Tuesday, November 26, 2013

AROUND THE TRACK: Unterreiner earns Rhodes Scholarship; Nelson among Washington All-Americans; Brooks Beasts feature...

As we go into the Thanksgiving holiday, it's time to catch up on a few items:

Miles Unterreiner was awarded a
Rhodes Scholarship
(photo by Paul Merca)
At this time last year, we chronicled the story of Gig Harbor HS alum Miles Unterreiner, who was in Seattle the day before the NCAA cross country championships for an interview with the Rhodes Scholarship committee, then flew to Louisville, Kentucky to run in the championship race, then returned to Seattle for the second part of the interview, only to lose out on the scholarship.

There is a happy ending to this, as Unterreiner was selected as a 2014 Rhodes Scholar by the Rhodes Trust over the weekend.  Rhodes Scholarships provide all expenses for two or three years of study at the University of Oxford in England.

Unterreiner, who graduated from Stanford with bachelor's and master's degrees in history, was a writer and managing editor for the Stanford Daily, and served as president of the Stanford American Civil Liberties Union executive board.

Unterreiner, who is currently working at the think tank The Frontier Group in Santa Barbara, plans to pursue a masters of philosophy in international relations at Oxford.

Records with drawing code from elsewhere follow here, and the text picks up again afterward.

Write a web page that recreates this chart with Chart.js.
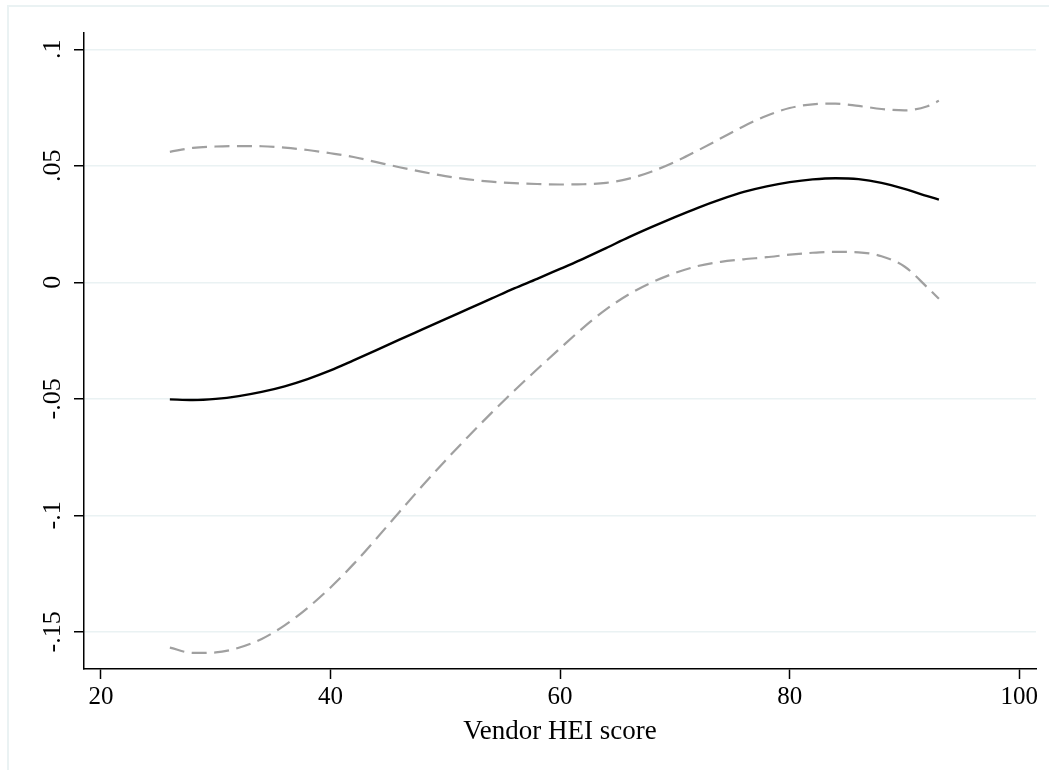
<!DOCTYPE html>
<html>
<head>
<meta charset="utf-8">
<script src="https://cdn.jsdelivr.net/npm/chart.js@4.4.1/dist/chart.umd.min.js"></script>
<style>
  html, body { margin: 0; padding: 0; background: #fff; }
  #wrap { width: 1049px; height: 770px; }
</style>
</head>
<body>
<div id="wrap"><canvas id="grafica" width="1049" height="770"></canvas></div>
<script>
// Puntos del eje X (Vendor HEI score) donde se leyeron las curvas
const hei = [26, 28, 30, 32, 34, 36, 38, 40, 42, 44, 46, 48, 50, 52, 54, 56, 58, 60, 62, 64,
             66, 68, 70, 72, 74, 76, 78, 80, 82, 84, 86, 88, 90, 92, 93];
// Curva ajustada (linea negra)
const fitted = [-0.0502, -0.0505, -0.0500, -0.0488, -0.0470, -0.0446, -0.0415, -0.0378, -0.0335, -0.0291,
                -0.0246, -0.0202, -0.0158, -0.0114, -0.0070, -0.0026, 0.0015, 0.0058, 0.0101, 0.0147,
                0.0194, 0.0238, 0.0280, 0.0320, 0.0356, 0.0388, 0.0412, 0.0430, 0.0442, 0.0447,
                0.0443, 0.0427, 0.0401, 0.0370, 0.0355];
// Limite superior del intervalo (discontinua gris)
const upper = [0.0560, 0.0577, 0.0583, 0.0585, 0.0584, 0.0578, 0.0568, 0.0554, 0.0538, 0.0516,
               0.0494, 0.0474, 0.0456, 0.0442, 0.0432, 0.0426, 0.0422, 0.0420, 0.0421, 0.0427,
               0.0445, 0.0476, 0.0517, 0.0566, 0.0618, 0.0670, 0.0715, 0.0748, 0.0764, 0.0767,
               0.0757, 0.0744, 0.0738, 0.0756, 0.0779];
// Limite inferior del intervalo (discontinua gris)
const lower = [-0.1567, -0.1590, -0.1588, -0.1568, -0.1530, -0.1472, -0.1397, -0.1309, -0.1209, -0.1099,
               -0.0985, -0.0873, -0.0765, -0.0661, -0.0561, -0.0465, -0.0373, -0.0283, -0.0195, -0.0116,
               -0.0051, 0.0000, 0.0040, 0.0070, 0.0088, 0.0099, 0.0108, 0.0119, 0.0127, 0.0131,
               0.0129, 0.0112, 0.0068, -0.0022, -0.0070];

// Marcas de los ejes y sus etiquetas al estilo Stata
const xTicks = [20, 40, 60, 80, 100];
const yTicks = [-0.15, -0.1, -0.05, 0, 0.05, 0.1];
const yTickLabels = ['-.15', '-.1', '-.05', '0', '.05', '.1'];

const SERIF = '"Liberation Serif", "Times New Roman", serif';

function toPoints(values) {
    return hei.map((x, i) => ({ x: x, y: values[i] }));
}

// Marco claro alrededor del grafico (solo se ve arriba y a la izquierda)
const framePlugin = {
    id: 'marco',
    beforeDraw(chart) {
        const ctx = chart.ctx;
        ctx.save();
        ctx.fillStyle = '#ffffff';
        ctx.fillRect(0, 0, chart.width, chart.height);
        ctx.strokeStyle = '#eaf2f3';
        ctx.lineWidth = 2;
        ctx.beginPath();
        ctx.moveTo(8, chart.height);
        ctx.lineTo(8, 6);
        ctx.lineTo(chart.width, 6);
        ctx.stroke();
        ctx.restore();
    }
};

new Chart(document.getElementById('grafica'), {
    type: 'line',
    data: {
        datasets: [
            { data: toPoints(upper), borderColor: '#a0a0a0', borderWidth: 2.2, borderDash: [15, 7.5], pointRadius: 0, cubicInterpolationMode: 'monotone', fill: false },
            { data: toPoints(lower), borderColor: '#a0a0a0', borderWidth: 2.2, borderDash: [15, 7.5], pointRadius: 0, cubicInterpolationMode: 'monotone', fill: false },
            { data: toPoints(fitted), borderColor: '#000000', borderWidth: 2.4, pointRadius: 0, cubicInterpolationMode: 'monotone', fill: false }
        ]
    },
    options: {
        responsive: false,
        animation: false,
        layout: { padding: { top: 33, right: 13, left: 0, bottom: 0 } },
        plugins: { legend: { display: false }, tooltip: { enabled: false } },
        scales: {
            x: {
                type: 'linear',
                min: 18.52,
                max: 101.46,
                afterBuildTicks: (scale) => { scale.ticks = xTicks.map(v => ({ value: v })); },
                afterFit: (scale) => { scale.height = 101; },
                ticks: { color: '#000', font: { family: SERIF, size: 25 }, padding: 3, maxRotation: 0, autoSkip: false },
                grid: { drawOnChartArea: false, drawTicks: true, tickLength: 10, tickColor: '#000', tickWidth: 1.5 },
                border: { display: true, color: '#000', width: 1.5 },
                title: { display: true, text: 'Vendor HEI score', color: '#000', font: { family: SERIF, size: 27 }, padding: { top: 0, bottom: 22 } }
            },
            y: {
                type: 'linear',
                min: -0.1659,
                max: 0.107,
                afterBuildTicks: (scale) => { scale.ticks = yTicks.map(v => ({ value: v })); },
                afterFit: (scale) => { scale.width = 84; },
                ticks: {
                    color: '#000',
                    font: { family: SERIF, size: 26 },
                    minRotation: 90,
                    maxRotation: 90,
                    crossAlign: 'center',
                    padding: 0,
                    autoSkip: false,
                    callback: (value) => {
                        const i = yTicks.findIndex(t => Math.abs(t - value) < 1e-9);
                        return i >= 0 ? yTickLabels[i] : '';
                    }
                },
                grid: { color: '#eaf2f3', lineWidth: 1.5, drawTicks: true, tickLength: 10, tickColor: '#000', tickWidth: 1.5 },
                border: { display: true, color: '#000', width: 1.5 }
            }
        }
    },
    plugins: [framePlugin]
});
</script>
</body>
</html>
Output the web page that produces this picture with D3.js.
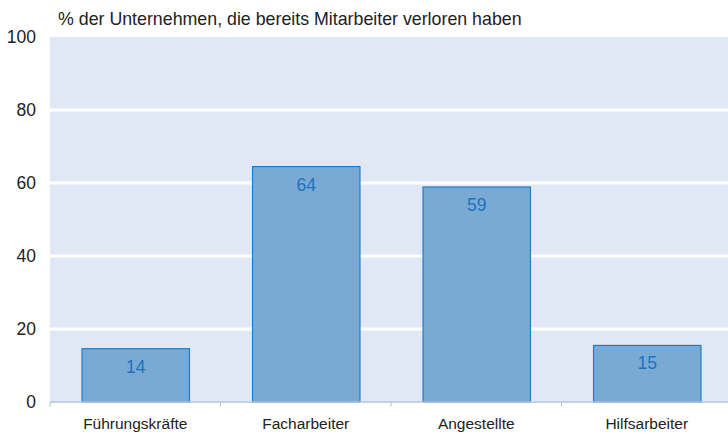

"I am incredibly honored to receive the Rhodes Scholarship from among a field of such extraordinary candidates," Unterreiner said. "I absolutely could not have done it without the support of my professors and teachers, my advisers, my athletic coaches, my friends and family and Stanford University. This award truly belongs to all the people who have guided me and shaped who I am. So what I feel most of all about receiving the Rhodes Scholarship is thankful – for everyone in my life who made it possible."

Here's the link to the Rhodes Scholarship winners for 2014.

The USTFCCCA announced the athletes receiving All-America honors in cross country in a release on Monday.

Athletes earned All-America honors by finishing in the top 40 in Division I and II, and in the top 35 in Division III.

In Division I, the University of Washington's Aaron Nelson from Walla Walla earned All-America honors by finishing 20th in the men's 10k race in Terre Haute, running 30:27 to become the first Husky to earn that honor since Christian Belz turned the trick in 1998.

In Division II, Western Washington's Katelyn Steen from Sammamish's Eastlake HS and Kamiak HS grad Bryton Reim from Cal Baptist each earned All-America honors at Saturday's NCAA Division II championship meet in Spokane.

Steen finished 34th in the women's 6k race in a time of 21:46, while Reim was 36th in the men's 10k race in 31:13.

In Division III, Roosevelt HS alum Lucy Cheadle, competing for Washington University of St. Louis was fifth in the NCAA Division III championship meet in Hanover, Indiana, as she ran 21:29 for the 6k distance.

The complete list of athletes earning USTFCCCA All-America honors is available on their web site.

For those wondering where Daje Pugh, the outstanding hurdler from California who attended the University of Washington last year went, it turns out that she elected to transfer to the University of Kentucky over the summer.

Last season, Pugh ran 13.99 in the 100 hurdles, and 63.38 in the 400 hurdles, after winning the 2012 USATF Junior Olympic title in a personal best of 13.61, and the California state title in the 300 hurdles in a US leading time of 40.57.  Pugh was a scorer for the Huskies at last year's Pac-12 meet in the 4 x 100 relay, and also ran on their 4 x 400 relay.

Finally, our friends at Flotrack have put together a series of videos on the Seattle based Brooks Beasts middle distance group headed by coach Danny Mackey.

While Brooks, whose world headquarters is also located in Seattle has sponsored runners for years, they've never committed to putting together a national-caliber training group focusing on middle-distance runners (the company sponsors the Hanson's group out of Michigan, which is focused on 10k-to-marathon runners) until this January, when the Beasts were born.